Kalliopi Vacharopoulou
Dr Vacharopoulou has a background in Archaeology, Museum Studies and
Heritage Management and Conservation. For the last few years she
worked in digital imaging projects, exploring relevant themes with a
particular focus on copyright issues. Current interests focus on the
application of digital technologies in the museum and heritage sector
and in education (digitisation of heritage content, digital media,
e-learning, electronic publishing and visual resources).

Annette Ward
Scottish Power Research Fellow and Development Manager, has evaluated
retrieval software at London Guildhall Library and Art Gallery, The
British Library, and BBC.  She has over 25 years as an academic in
textiles, clothing, and design in US and India.

Annsley Merelle Ward
is an intellectual property and media litigator at London-based firm
Collyer Bristow LLP, specializing in intellectual property with
specialized emphasis in multi-jurisdictional intellectual property
issues in the cultural heritage, technology and fashion sectors.
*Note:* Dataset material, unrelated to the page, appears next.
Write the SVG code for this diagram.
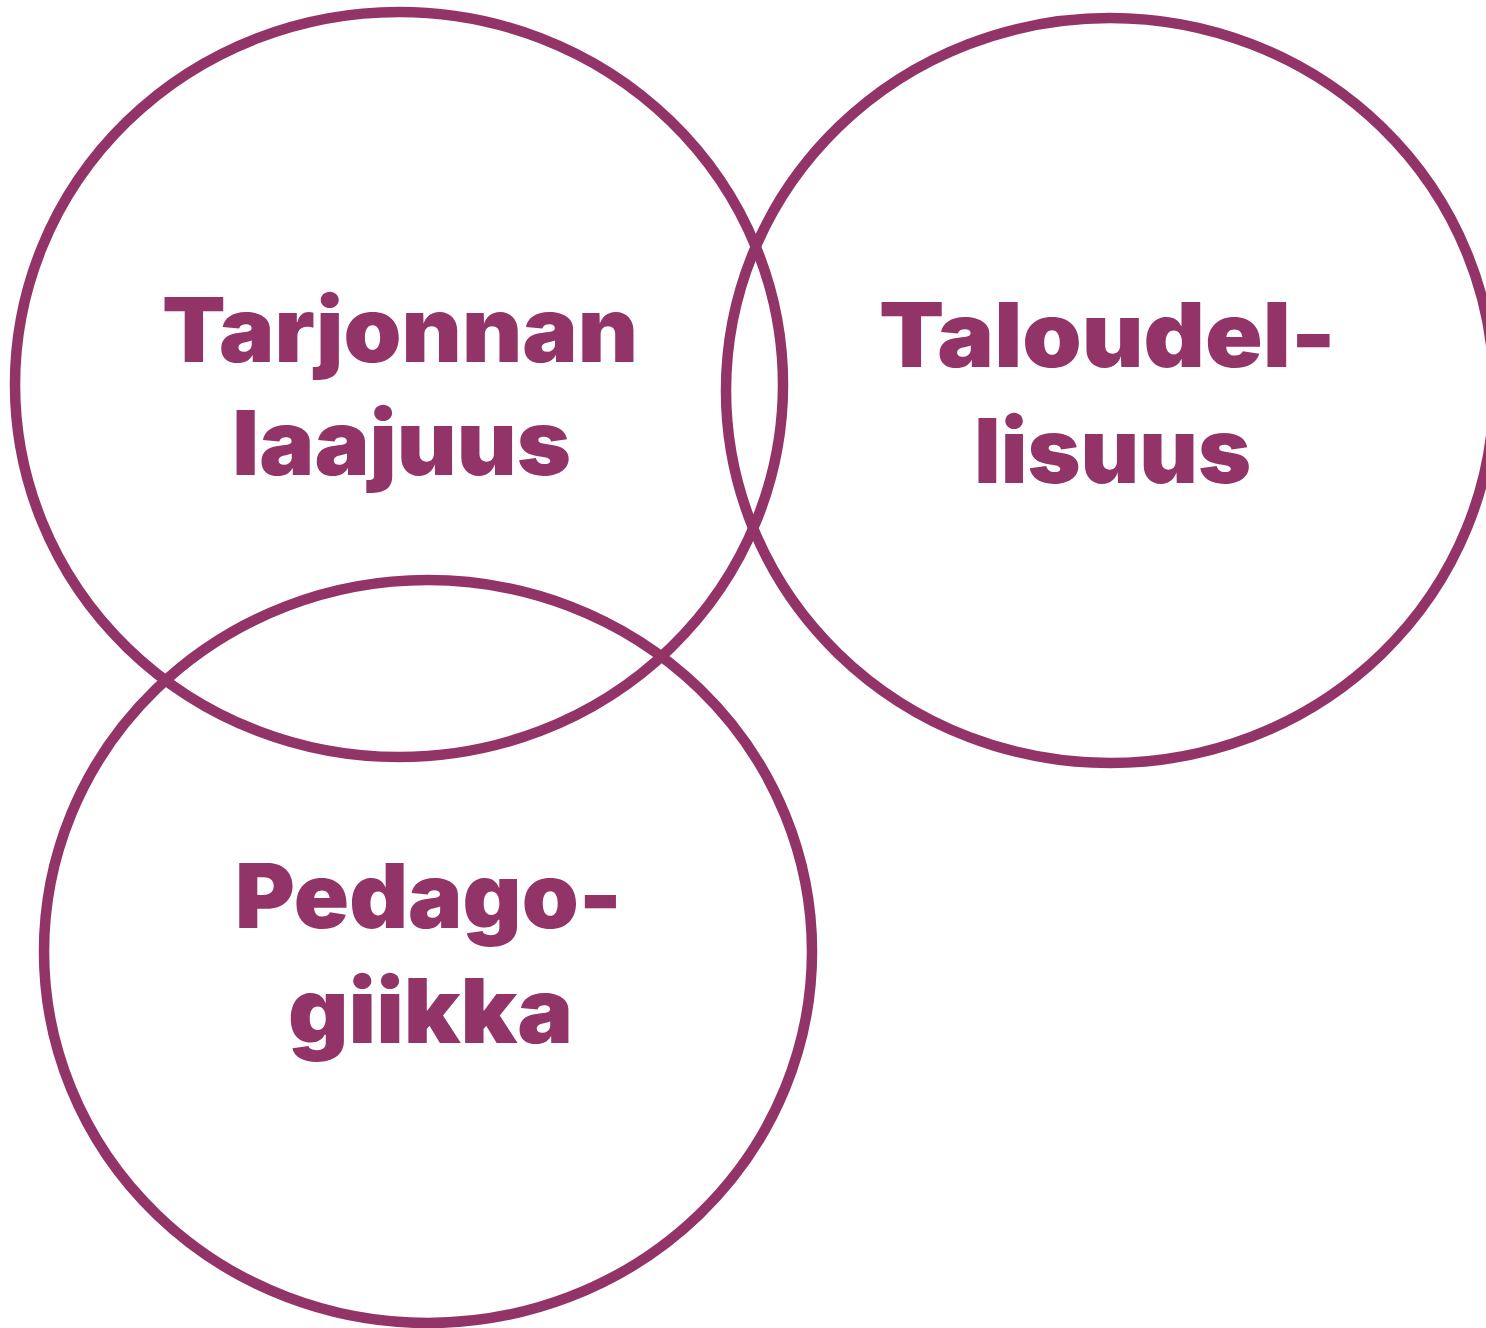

She
writes for award-winning intellectual property blog, IPKat.

Patricia Watts
Patricia Watts has researched art and nature practitioners since 1994.
Patricia Watts is founder and west coast curator of ecoartspace. She
is currently working on a statewide residency project in New Mexico
entitled Getting Off the Planet (2011-2013). Watts was Chief Curator
at the Sonoma County Museum from 2005-2008.
http://www.gettingofftheplanet.org/
http://ecoartspace.org/index.html

Kate Wilson
Having trained as a film producer in Los Angeles at Jodie Foster's Egg
Pictures and Paul Thomas Anderson's Ghoulardi Film Company, Kate
Wilson returned to London to study law and join the bar.  She now
represents artists and organisations across the world, helping to
determine the best way to exploit or preserve the rights in their
work.  Kate works with artists and organisations in all media.

It is hoped that a little later on, one or two others will also be
able to join as invited respondents, including Shady El Noshokaty, an
Egyptian artist and curator, who recently spoke at Rewire/Abandon
Normal Devices.

Shady El Noshokaty spoke of exciting work done Egypt, including that
of Ahmed Basiony. Some of Basiony's work is currently being exhibited
in Liverpool as part of Abandon Normal Devices and FACT. Sadly,
Basiony was killed during the Egyptian uprising.